◆ WHAT THE EXERCISE ASKS ◆
Reproduce nothing but the lines from the one with "Reproduce this chart with matplotlib." through the one with "fontsize=12, color=text_color, labelpad=3)", exactly and with both ends. Omit pictures.

◆ Code that draws figures ◆
==================================================

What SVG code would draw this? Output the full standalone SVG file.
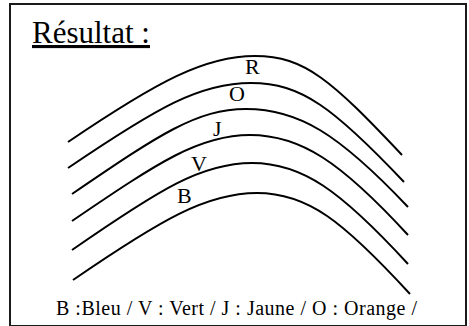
<svg xmlns="http://www.w3.org/2000/svg" width="469" height="326" viewBox="0 0 469 326">
<style>
.frame{fill:#fff;stroke:#1a1a1a;stroke-width:2}
.c{fill:none;stroke:#000;stroke-width:2}
text{font-family:"Liberation Serif","Times New Roman",serif;fill:#000}
</style>
<rect class="frame" x="10" y="4" width="456" height="322"/>
<g id="title"><text x="32" y="43" font-family="Liberation Serif, serif" font-size="31" text-decoration="underline">Résultat :</text></g>
<g id="connectors">
<path class="c" d="M68,142 C158,81 205,56 255,56 C305,56 332,81 402,155"/>
<path class="c" d="M68,168 C158,107 200,83 251,83 C301,83 334,108 404,182"/>
<path class="c" d="M72,194 C160,134 197,109 246,109 C298,109 338,133 408,207"/>
<path class="c" d="M72,221 C160,161 200,135 250,135 C300,135 340,161 408,235"/>
<path class="c" d="M72,250 C160,189 202,163 252,163 C302,163 340,190 408,264"/>
<path class="c" d="M73,280 C162,219 207,193 257,193 C307,193 342,220 410,294"/>
</g>
<g id="labels" font-family="Liberation Serif, serif" font-size="22">
<text x="245" y="74">R</text>
<text x="229" y="101">O</text>
<text x="213" y="136">J</text>
<text x="191" y="171">V</text>
<text x="177" y="203">B</text>
</g>
<g id="legend"><text x="56" y="315" font-family="Liberation Serif, serif" font-size="20" textLength="361" lengthAdjust="spacing">B :Bleu / V : Vert / J : Jaune / O : Orange /</text></g>
</svg>
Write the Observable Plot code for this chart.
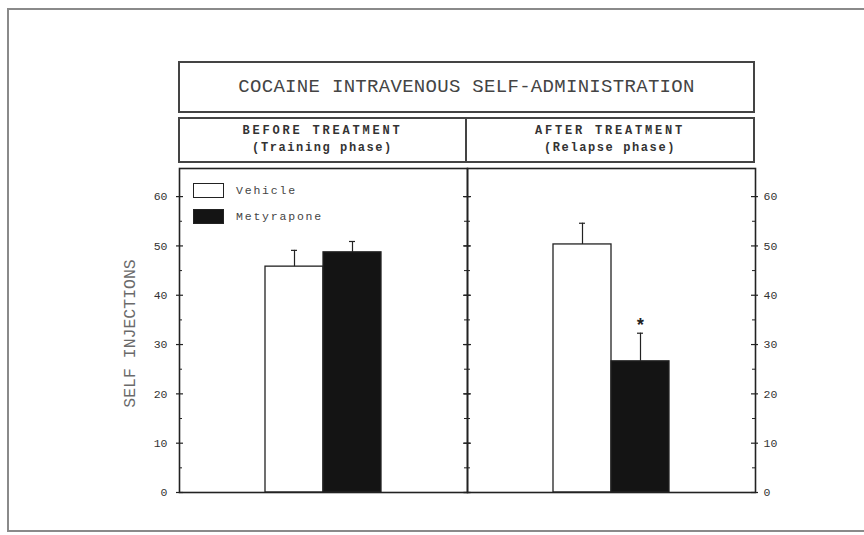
<!DOCTYPE html>
<html>
<head>
<meta charset="utf-8">
<script src="https://cdn.jsdelivr.net/npm/d3@7"></script>
<script src="https://cdn.jsdelivr.net/npm/@observablehq/plot@0.6"></script>
<style>
  html, body { margin: 0; padding: 0; background: #fff; overflow: hidden; }
  #wrap { position: relative; width: 864px; height: 535px; overflow: hidden; font-family: "Liberation Mono", "DejaVu Sans Mono", monospace; color: #3a3a3a; }
  #sheet { position: absolute; left: 7px; top: 8px; width: 900px; height: 524px; border: 2px solid #8a8a8a; box-sizing: border-box; }
  #chart { position: absolute; left: 0; top: 0; }
  .box { position: absolute; border: 2px solid #444; box-sizing: border-box; background: #fff; }
  #title { left: 178px; top: 61px; width: 577px; height: 52px; display: flex; align-items: center; justify-content: center; font-size: 19px; letter-spacing: 0.3px; color: #444; }
  .head { top: 117px; height: 46px; display: flex; flex-direction: column; align-items: center; justify-content: center; font-size: 12px; line-height: 17px; font-weight: bold; color: #333; }
  .head .l1 { letter-spacing: 2.8px; }
  .head .l2 { letter-spacing: 1.6px; }
  #legend { position: absolute; left: 193px; top: 183px; font-size: 11.5px; color: #444; letter-spacing: 1.8px; }
  #legend .row { display: flex; align-items: center; height: 15px; margin-bottom: 11px; }
  #legend .sw { width: 31px; height: 15px; border: 1.5px solid #222; box-sizing: border-box; margin-right: 12px; }
</style>
</head>
<body>
<div id="wrap">
  <div id="sheet"></div>
  <div id="chart"></div>
  <div id="title" class="box"></div>
  <div id="headL" class="box head"></div>
  <div id="headR" class="box head"></div>
  <div id="legend"></div>
</div>
<script>
// Cocaine self-injections (mean ± SEM) before and after treatment
const title = "COCAINE INTRAVENOUS SELF-ADMINISTRATION";
const phases = ["Before", "After"];
const phaseTitles = ["BEFORE TREATMENT", "AFTER TREATMENT"];
const phaseSubtitles = ["(Training phase)", "(Relapse phase)"];
const groups = ["Vehicle", "Metyrapone"];
const groupFills = ["#ffffff", "#141414"];
const meanBefore = [45.8, 48.7];
const meanAfter = [50.3, 26.6];
const semBefore = [3.3, 2.2];
const semAfter = [4.3, 5.7];
const signifBefore = ["", ""];
const signifAfter = ["", "*"];
const yTicks = [0, 10, 20, 30, 40, 50, 60];
const yMinorTicks = [5, 15, 25, 35, 45, 55];
const yLabel = "SELF INJECTIONS";

// one row per bar
const rows = [];
[[meanBefore, semBefore, signifBefore], [meanAfter, semAfter, signifAfter]].forEach(([m, s, sig], i) => {
  groups.forEach((g, j) => rows.push({phase: phases[i], group: g, mean: m[j], sem: s[j], top: m[j] + s[j], sig: sig[j]}));
});

// header boxes above the plot
document.getElementById("title").textContent = title;
const headL = document.getElementById("headL");
const headR = document.getElementById("headR");
headL.style.left = "178px"; headL.style.width = "289px";
headR.style.left = "465px"; headR.style.width = "290px";
[headL, headR].forEach((el, i) => {
  el.innerHTML = `<div class="l1">${phaseTitles[i]}</div><div class="l2">${phaseSubtitles[i]}</div>`;
});

// legend
const legend = document.getElementById("legend");
groups.forEach((g, j) => {
  const row = document.createElement("div");
  row.className = "row";
  row.innerHTML = `<div class="sw" style="background:${groupFills[j]}"></div><span>${g}</span>`;
  legend.appendChild(row);
});

const panelW = 288;
const ink = "#222";

const chart = Plot.plot({
  width: 864,
  height: 535,
  marginTop: 168,
  marginBottom: 43,
  marginLeft: 179,
  marginRight: 109,
  style: {fontFamily: "Liberation Mono, DejaVu Sans Mono, monospace", fontSize: "11px", color: "#333", background: "transparent"},
  fx: {domain: phases, padding: 0, axis: null},
  x: {domain: groups, paddingInner: 0, paddingOuter: 1.48, axis: null},
  y: {domain: [0, 65.7], axis: null},
  color: {domain: groups, range: groupFills},
  marks: [
    Plot.barY(rows, {fx: "phase", x: "group", y: "mean", fill: "group", stroke: ink, strokeWidth: 1.3}),
    Plot.ruleX(rows, {fx: "phase", x: "group", y1: "mean", y2: "top", stroke: ink, strokeWidth: 1.2}),
    Plot.tickY(rows, {fx: "phase", x: "group", y: "top", stroke: ink, strokeWidth: 1.2, insetLeft: 26, insetRight: 26}),
    Plot.text(rows.filter(d => d.sig), {fx: "phase", x: "group", y: "top", text: "sig", dy: -8, fontSize: 18, fontWeight: "bold", fill: ink}),
    // inward ticks on every panel edge
    Plot.ruleY(yTicks, {stroke: ink, strokeWidth: 1.2, insetLeft: -3, insetRight: panelW - 4}),
    Plot.ruleY(yTicks, {stroke: ink, strokeWidth: 1.2, insetLeft: panelW - 4, insetRight: -3}),
    Plot.ruleY(yMinorTicks, {stroke: ink, strokeWidth: 1, insetLeft: 0, insetRight: panelW - 3}),
    Plot.ruleY(yMinorTicks, {stroke: ink, strokeWidth: 1, insetLeft: panelW - 3, insetRight: 0}),
    Plot.frame({stroke: ink, strokeWidth: 1.6}),
    Plot.axisY({anchor: "left", ticks: yTicks, tickSize: 0, tickPadding: 12, label: null, fontSize: 11.5}),
    Plot.axisY({anchor: "right", ticks: yTicks, tickSize: 0, tickPadding: 8, label: null, fontSize: 11.5}),
    // rotated y title beside the left panel only
    Plot.text([{phase: phases[0], t: yLabel}], {fx: "phase", text: "t", frameAnchor: "left", textAnchor: "middle", rotate: -90, dx: -50, dy: 3, fontSize: 16.5, fill: "#6a6a6a"})
  ]
});
document.getElementById("chart").appendChild(chart);
</script>
</body>
</html>
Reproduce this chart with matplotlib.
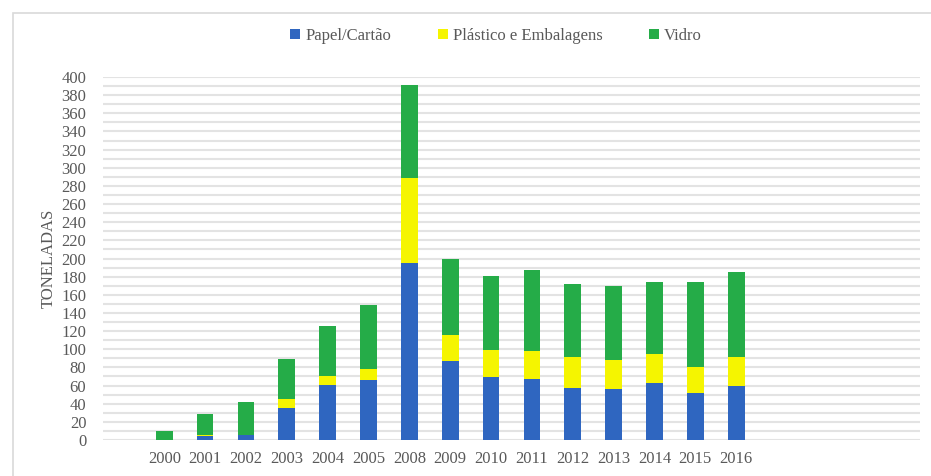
import numpy as np
import matplotlib
matplotlib.use('Agg')
import matplotlib.pyplot as plt
from matplotlib.patches import Rectangle

years = ["2000", "2001", "2002", "2003", "2004", "2005", "2008", "2009",
         "2010", "2011", "2012", "2013", "2014", "2015", "2016"]
papel = [0, 4, 5, 35, 61, 66, 195, 87, 69, 67, 57, 56, 63, 52, 60]
plastico = [0, 1, 1, 10, 9, 12, 94, 29, 30, 31, 34, 32, 32, 28, 31]
vidro = [10, 24, 36, 44, 56, 71, 102, 84, 82, 89, 81, 82, 79, 94, 94]

series_names = ["Papel/Cartão", "Plástico e Embalagens", "Vidro"]
colors = ["#2F66C0", "#F5F500", "#25AC48"]
text_color = "#595959"

plt.rcParams['font.family'] = ['Liberation Serif', 'DejaVu Serif']

fig = plt.figure(figsize=(9.31, 4.76), dpi=100)
fig.patches.append(Rectangle((13 / 931, -0.1), 1.2, 1 - 13 / 476 + 0.1,
                             transform=fig.transFigure, fill=False,
                             edgecolor="#d9d9d9", linewidth=1.2))
ax = fig.add_axes([103 / 931, 1 - 440 / 476, (920 - 103) / 931, (440 - 77) / 476])

x = np.arange(len(years))
w = 0.41
bottom = np.zeros(len(years))
for vals, name, c in zip([papel, plastico, vidro], series_names, colors):
    ax.bar(x, vals, w, bottom=bottom, color=c, label=name, zorder=3)
    bottom += np.array(vals)

ax.set_xlim(-1.5, 18.5)
ax.set_ylim(0, 400)
ax.set_yticks(np.arange(0, 401, 20))
ax.set_yticks(np.arange(10, 400, 20), minor=True)
ax.set_xticks(x)
ax.set_xticklabels(years)
ax.grid(axis='y', which='both', color="#e3e3e3", linewidth=1.5, zorder=0)
ax.tick_params(axis='both', which='both', length=0, labelsize=12, colors=text_color)
ax.tick_params(axis='y', pad=12)
ax.tick_params(axis='x', pad=8)
for s in ax.spines.values():
    s.set_visible(False)
ax.set_ylabel("TONELADAS", fontsize=12, color=text_color, labelpad=3)

fig.legend(loc='center', bbox_to_anchor=(496 / 931, 1 - 36 / 476), ncol=3,
           frameon=False, fontsize=12, handlelength=0.6, handleheight=0.6,
           handletextpad=0.3, columnspacing=2.8, labelcolor=text_color)

fig.savefig("out.png", dpi=100)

==================================================

◆ FULL SOLUTION ◆
Reproduce this chart with matplotlib.
import numpy as np
import matplotlib
matplotlib.use('Agg')
import matplotlib.pyplot as plt
from matplotlib.patches import Rectangle

years = ["2000", "2001", "2002", "2003", "2004", "2005", "2008", "2009",
         "2010", "2011", "2012", "2013", "2014", "2015", "2016"]
papel = [0, 4, 5, 35, 61, 66, 195, 87, 69, 67, 57, 56, 63, 52, 60]
plastico = [0, 1, 1, 10, 9, 12, 94, 29, 30, 31, 34, 32, 32, 28, 31]
vidro = [10, 24, 36, 44, 56, 71, 102, 84, 82, 89, 81, 82, 79, 94, 94]

series_names = ["Papel/Cartão", "Plástico e Embalagens", "Vidro"]
colors = ["#2F66C0", "#F5F500", "#25AC48"]
text_color = "#595959"

plt.rcParams['font.family'] = ['Liberation Serif', 'DejaVu Serif']

fig = plt.figure(figsize=(9.31, 4.76), dpi=100)
fig.patches.append(Rectangle((13 / 931, -0.1), 1.2, 1 - 13 / 476 + 0.1,
                             transform=fig.transFigure, fill=False,
                             edgecolor="#d9d9d9", linewidth=1.2))
ax = fig.add_axes([103 / 931, 1 - 440 / 476, (920 - 103) / 931, (440 - 77) / 476])

x = np.arange(len(years))
w = 0.41
bottom = np.zeros(len(years))
for vals, name, c in zip([papel, plastico, vidro], series_names, colors):
    ax.bar(x, vals, w, bottom=bottom, color=c, label=name, zorder=3)
    bottom += np.array(vals)

ax.set_xlim(-1.5, 18.5)
ax.set_ylim(0, 400)
ax.set_yticks(np.arange(0, 401, 20))
ax.set_yticks(np.arange(10, 400, 20), minor=True)
ax.set_xticks(x)
ax.set_xticklabels(years)
ax.grid(axis='y', which='both', color="#e3e3e3", linewidth=1.5, zorder=0)
ax.tick_params(axis='both', which='both', length=0, labelsize=12, colors=text_color)
ax.tick_params(axis='y', pad=12)
ax.tick_params(axis='x', pad=8)
for s in ax.spines.values():
    s.set_visible(False)
ax.set_ylabel("TONELADAS", fontsize=12, color=text_color, labelpad=3)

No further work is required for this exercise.